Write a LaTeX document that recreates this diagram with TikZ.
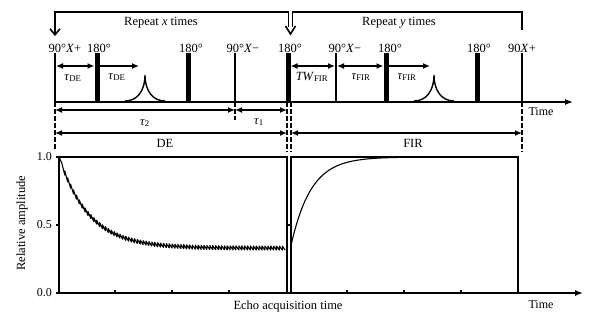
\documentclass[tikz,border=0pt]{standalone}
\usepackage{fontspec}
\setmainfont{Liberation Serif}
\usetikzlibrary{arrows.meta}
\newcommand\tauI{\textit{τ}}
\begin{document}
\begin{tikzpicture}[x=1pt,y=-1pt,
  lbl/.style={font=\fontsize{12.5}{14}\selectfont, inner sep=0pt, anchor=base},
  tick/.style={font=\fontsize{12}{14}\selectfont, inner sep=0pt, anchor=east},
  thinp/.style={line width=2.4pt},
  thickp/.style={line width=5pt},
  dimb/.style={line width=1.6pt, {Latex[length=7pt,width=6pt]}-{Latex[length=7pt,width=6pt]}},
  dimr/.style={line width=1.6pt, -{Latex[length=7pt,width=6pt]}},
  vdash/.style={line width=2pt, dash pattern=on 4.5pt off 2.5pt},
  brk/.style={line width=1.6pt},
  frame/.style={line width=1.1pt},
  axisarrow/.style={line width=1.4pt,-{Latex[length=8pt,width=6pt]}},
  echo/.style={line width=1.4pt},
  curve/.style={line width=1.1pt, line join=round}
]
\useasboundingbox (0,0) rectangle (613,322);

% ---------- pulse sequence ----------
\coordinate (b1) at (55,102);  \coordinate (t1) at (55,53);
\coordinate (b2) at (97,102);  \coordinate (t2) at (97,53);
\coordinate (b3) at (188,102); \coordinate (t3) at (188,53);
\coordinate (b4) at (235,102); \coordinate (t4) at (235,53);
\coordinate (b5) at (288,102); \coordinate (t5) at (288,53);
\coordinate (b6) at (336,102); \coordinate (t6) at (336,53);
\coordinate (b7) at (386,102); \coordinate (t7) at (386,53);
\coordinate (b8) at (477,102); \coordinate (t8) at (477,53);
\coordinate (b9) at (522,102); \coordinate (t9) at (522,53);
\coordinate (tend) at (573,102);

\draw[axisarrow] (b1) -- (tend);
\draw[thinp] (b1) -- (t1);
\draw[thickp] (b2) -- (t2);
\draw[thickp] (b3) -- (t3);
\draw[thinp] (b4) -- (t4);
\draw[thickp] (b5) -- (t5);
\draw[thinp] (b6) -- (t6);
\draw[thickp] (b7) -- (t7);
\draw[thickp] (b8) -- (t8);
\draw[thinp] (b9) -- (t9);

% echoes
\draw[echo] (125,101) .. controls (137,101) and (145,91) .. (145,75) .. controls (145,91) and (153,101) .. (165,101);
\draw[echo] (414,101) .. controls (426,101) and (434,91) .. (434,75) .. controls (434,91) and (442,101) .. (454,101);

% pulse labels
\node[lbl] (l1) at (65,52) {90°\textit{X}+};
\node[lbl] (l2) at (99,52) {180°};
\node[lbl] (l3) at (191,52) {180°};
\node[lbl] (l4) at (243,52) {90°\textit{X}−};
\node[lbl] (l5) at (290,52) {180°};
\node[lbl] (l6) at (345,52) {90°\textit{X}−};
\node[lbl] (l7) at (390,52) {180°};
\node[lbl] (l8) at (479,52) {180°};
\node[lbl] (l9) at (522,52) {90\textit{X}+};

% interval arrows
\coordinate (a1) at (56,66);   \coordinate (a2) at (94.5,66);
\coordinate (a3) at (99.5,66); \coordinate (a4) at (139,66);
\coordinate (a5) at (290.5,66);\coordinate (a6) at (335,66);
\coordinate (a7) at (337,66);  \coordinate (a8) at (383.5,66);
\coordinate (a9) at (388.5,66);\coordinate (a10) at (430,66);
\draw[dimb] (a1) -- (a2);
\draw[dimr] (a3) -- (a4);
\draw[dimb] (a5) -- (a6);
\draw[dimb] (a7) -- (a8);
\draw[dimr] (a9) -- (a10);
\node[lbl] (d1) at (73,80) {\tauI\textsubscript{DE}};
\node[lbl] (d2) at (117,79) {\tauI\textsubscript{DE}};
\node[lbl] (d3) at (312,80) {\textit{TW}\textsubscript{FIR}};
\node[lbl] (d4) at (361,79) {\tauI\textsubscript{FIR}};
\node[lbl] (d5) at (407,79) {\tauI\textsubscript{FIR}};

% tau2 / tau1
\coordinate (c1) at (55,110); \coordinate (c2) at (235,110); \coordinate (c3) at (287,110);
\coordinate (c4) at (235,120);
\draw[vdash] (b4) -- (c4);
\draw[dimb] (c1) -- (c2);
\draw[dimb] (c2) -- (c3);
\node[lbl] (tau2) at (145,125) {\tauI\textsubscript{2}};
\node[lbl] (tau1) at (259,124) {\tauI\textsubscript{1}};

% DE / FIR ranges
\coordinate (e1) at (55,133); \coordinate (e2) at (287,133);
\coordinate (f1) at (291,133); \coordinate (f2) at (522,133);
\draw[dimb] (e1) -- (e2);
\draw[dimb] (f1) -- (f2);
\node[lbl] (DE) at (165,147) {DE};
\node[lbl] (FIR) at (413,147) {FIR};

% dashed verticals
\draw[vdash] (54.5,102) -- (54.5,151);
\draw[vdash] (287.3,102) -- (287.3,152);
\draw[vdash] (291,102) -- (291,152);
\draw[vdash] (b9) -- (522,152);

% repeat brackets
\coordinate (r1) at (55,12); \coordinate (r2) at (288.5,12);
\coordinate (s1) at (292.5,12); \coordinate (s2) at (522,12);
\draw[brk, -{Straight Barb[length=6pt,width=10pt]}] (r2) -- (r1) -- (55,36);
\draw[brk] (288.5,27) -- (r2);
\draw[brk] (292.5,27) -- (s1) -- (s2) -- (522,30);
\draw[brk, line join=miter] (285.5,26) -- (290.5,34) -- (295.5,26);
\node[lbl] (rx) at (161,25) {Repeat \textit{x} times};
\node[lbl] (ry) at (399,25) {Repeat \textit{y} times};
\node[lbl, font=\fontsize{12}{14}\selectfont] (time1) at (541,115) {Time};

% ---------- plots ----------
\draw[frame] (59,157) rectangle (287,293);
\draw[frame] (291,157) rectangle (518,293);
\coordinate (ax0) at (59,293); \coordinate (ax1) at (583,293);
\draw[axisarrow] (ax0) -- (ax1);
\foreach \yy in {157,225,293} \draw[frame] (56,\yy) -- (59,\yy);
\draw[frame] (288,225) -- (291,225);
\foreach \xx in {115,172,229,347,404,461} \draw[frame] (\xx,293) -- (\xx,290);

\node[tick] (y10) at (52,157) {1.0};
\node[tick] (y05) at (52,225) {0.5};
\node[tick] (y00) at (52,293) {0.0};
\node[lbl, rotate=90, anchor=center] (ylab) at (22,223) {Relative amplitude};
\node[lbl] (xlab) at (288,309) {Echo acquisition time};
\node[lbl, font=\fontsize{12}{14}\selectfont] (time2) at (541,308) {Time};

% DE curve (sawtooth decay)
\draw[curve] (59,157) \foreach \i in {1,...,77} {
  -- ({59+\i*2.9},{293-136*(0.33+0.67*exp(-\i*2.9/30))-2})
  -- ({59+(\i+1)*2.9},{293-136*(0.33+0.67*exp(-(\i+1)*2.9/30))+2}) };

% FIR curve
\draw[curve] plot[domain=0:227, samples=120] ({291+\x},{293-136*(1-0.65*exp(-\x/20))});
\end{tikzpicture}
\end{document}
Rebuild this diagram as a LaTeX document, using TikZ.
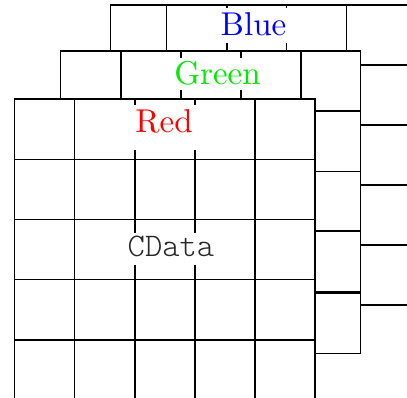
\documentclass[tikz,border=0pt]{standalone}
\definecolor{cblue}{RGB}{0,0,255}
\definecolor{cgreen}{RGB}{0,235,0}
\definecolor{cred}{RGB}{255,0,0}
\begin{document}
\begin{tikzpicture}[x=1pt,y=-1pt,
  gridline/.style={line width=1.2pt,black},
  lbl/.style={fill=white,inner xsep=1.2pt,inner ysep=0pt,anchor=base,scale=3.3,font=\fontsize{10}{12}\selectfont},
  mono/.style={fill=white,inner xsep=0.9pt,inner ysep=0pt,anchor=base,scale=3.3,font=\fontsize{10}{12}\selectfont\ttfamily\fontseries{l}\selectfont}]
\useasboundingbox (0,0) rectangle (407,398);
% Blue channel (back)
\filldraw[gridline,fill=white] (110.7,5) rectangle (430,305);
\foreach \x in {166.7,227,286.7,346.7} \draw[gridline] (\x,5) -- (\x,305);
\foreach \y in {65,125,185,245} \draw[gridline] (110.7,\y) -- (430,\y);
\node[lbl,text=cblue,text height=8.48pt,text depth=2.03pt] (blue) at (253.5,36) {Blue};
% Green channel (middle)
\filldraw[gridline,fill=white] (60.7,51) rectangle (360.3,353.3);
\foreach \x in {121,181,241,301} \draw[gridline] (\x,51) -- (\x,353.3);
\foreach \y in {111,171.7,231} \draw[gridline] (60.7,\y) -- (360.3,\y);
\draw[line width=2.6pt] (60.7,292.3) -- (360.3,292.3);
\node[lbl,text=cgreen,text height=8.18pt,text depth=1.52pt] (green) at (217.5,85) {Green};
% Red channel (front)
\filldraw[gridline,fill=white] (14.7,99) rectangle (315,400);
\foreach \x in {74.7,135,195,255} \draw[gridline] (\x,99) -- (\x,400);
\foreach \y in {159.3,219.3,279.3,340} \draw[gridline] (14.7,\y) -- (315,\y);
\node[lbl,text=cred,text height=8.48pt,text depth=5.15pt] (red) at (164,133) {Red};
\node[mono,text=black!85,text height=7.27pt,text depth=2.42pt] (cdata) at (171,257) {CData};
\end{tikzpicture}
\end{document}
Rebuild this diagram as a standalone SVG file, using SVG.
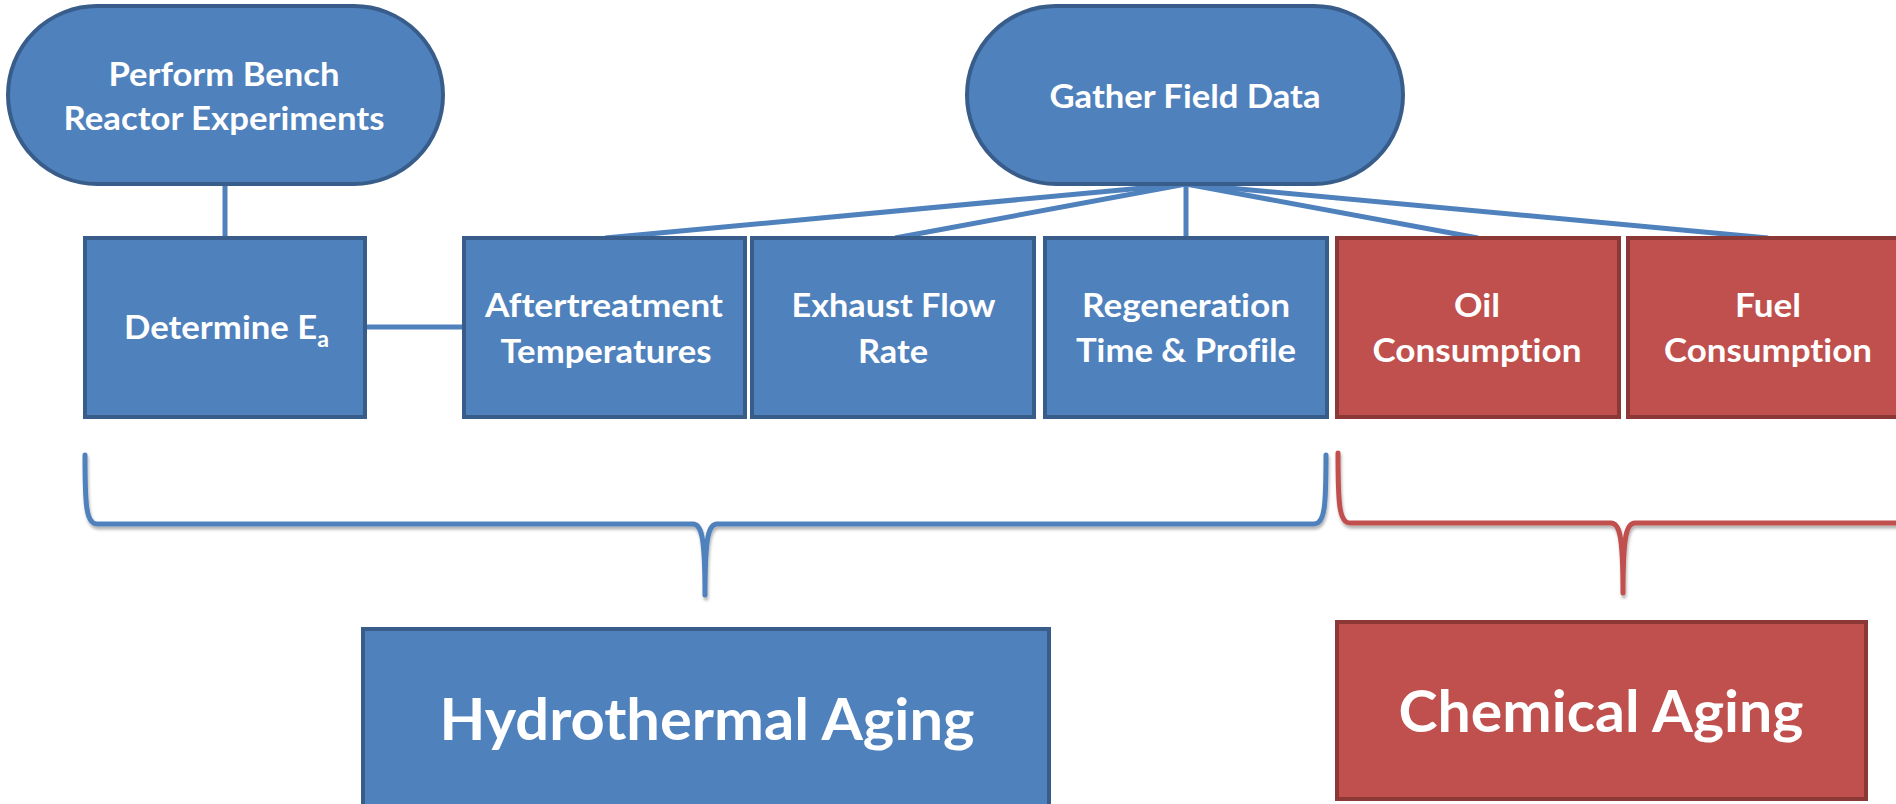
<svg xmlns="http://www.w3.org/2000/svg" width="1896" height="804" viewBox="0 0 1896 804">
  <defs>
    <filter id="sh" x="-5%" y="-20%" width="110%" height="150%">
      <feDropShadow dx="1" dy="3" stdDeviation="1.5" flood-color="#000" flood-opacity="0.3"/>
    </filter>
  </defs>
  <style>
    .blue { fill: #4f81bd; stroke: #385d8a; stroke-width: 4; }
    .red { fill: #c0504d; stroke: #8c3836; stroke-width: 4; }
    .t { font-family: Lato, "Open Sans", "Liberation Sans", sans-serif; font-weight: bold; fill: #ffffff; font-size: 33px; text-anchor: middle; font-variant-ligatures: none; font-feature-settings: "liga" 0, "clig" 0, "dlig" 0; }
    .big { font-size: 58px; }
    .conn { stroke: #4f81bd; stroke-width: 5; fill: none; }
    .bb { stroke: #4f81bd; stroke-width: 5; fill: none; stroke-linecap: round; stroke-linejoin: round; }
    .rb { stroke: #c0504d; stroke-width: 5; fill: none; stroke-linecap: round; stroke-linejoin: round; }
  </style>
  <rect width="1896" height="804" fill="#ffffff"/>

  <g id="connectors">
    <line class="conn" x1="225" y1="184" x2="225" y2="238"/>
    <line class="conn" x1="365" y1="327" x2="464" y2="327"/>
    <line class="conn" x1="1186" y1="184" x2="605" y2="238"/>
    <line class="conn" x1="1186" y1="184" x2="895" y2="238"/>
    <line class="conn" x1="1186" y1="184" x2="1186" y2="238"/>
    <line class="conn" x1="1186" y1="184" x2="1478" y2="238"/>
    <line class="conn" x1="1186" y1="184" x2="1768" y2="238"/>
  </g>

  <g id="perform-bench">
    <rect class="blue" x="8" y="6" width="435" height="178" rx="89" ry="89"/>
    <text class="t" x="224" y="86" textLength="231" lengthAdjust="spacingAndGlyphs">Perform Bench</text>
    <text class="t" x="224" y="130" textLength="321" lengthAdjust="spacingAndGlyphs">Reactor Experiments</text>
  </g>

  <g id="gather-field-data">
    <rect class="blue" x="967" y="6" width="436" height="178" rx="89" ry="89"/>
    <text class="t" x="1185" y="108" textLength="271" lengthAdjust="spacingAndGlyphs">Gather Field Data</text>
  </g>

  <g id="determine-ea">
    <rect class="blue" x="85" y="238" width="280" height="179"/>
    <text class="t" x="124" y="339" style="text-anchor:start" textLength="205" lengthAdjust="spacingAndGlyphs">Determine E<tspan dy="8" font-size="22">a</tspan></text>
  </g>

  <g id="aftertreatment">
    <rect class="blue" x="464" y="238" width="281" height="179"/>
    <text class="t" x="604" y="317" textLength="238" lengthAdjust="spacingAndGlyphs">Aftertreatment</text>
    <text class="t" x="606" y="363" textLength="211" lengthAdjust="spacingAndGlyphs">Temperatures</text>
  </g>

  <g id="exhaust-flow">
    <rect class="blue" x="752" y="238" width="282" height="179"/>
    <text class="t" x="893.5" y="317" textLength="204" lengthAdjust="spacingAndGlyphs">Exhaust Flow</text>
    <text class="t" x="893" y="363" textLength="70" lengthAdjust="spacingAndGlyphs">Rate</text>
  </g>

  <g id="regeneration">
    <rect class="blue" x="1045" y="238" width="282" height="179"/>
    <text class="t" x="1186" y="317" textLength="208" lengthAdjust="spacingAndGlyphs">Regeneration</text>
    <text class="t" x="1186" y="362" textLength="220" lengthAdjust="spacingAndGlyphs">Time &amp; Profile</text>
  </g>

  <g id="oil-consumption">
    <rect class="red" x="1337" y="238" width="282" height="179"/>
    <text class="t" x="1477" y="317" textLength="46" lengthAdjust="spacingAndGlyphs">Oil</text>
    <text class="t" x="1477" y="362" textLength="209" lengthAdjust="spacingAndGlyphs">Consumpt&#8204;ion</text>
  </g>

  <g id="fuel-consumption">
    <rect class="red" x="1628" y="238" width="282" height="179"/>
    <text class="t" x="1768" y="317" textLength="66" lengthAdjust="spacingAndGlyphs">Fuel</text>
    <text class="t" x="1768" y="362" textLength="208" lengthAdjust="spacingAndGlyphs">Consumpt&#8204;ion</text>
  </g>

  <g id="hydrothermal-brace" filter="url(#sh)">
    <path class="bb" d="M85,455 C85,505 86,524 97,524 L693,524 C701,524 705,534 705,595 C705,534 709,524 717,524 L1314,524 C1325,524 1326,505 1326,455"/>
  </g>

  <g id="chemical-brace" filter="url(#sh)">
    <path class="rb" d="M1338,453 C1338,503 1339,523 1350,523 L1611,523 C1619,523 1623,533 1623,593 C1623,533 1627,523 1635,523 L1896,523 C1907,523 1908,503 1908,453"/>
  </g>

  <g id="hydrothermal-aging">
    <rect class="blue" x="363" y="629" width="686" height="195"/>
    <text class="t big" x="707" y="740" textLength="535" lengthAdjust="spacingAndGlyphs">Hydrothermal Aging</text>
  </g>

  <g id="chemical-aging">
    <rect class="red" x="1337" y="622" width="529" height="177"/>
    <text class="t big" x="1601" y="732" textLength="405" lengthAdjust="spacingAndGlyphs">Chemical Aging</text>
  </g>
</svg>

·····

Identify all lines in the records above with the word "this".

[Solved exercise]
Write a LaTeX document that recreates this diagram with TikZ.
Rebuild this diagram as a LaTeX document, using TikZ.
Rebuild this diagram as a standalone SVG file, using SVG.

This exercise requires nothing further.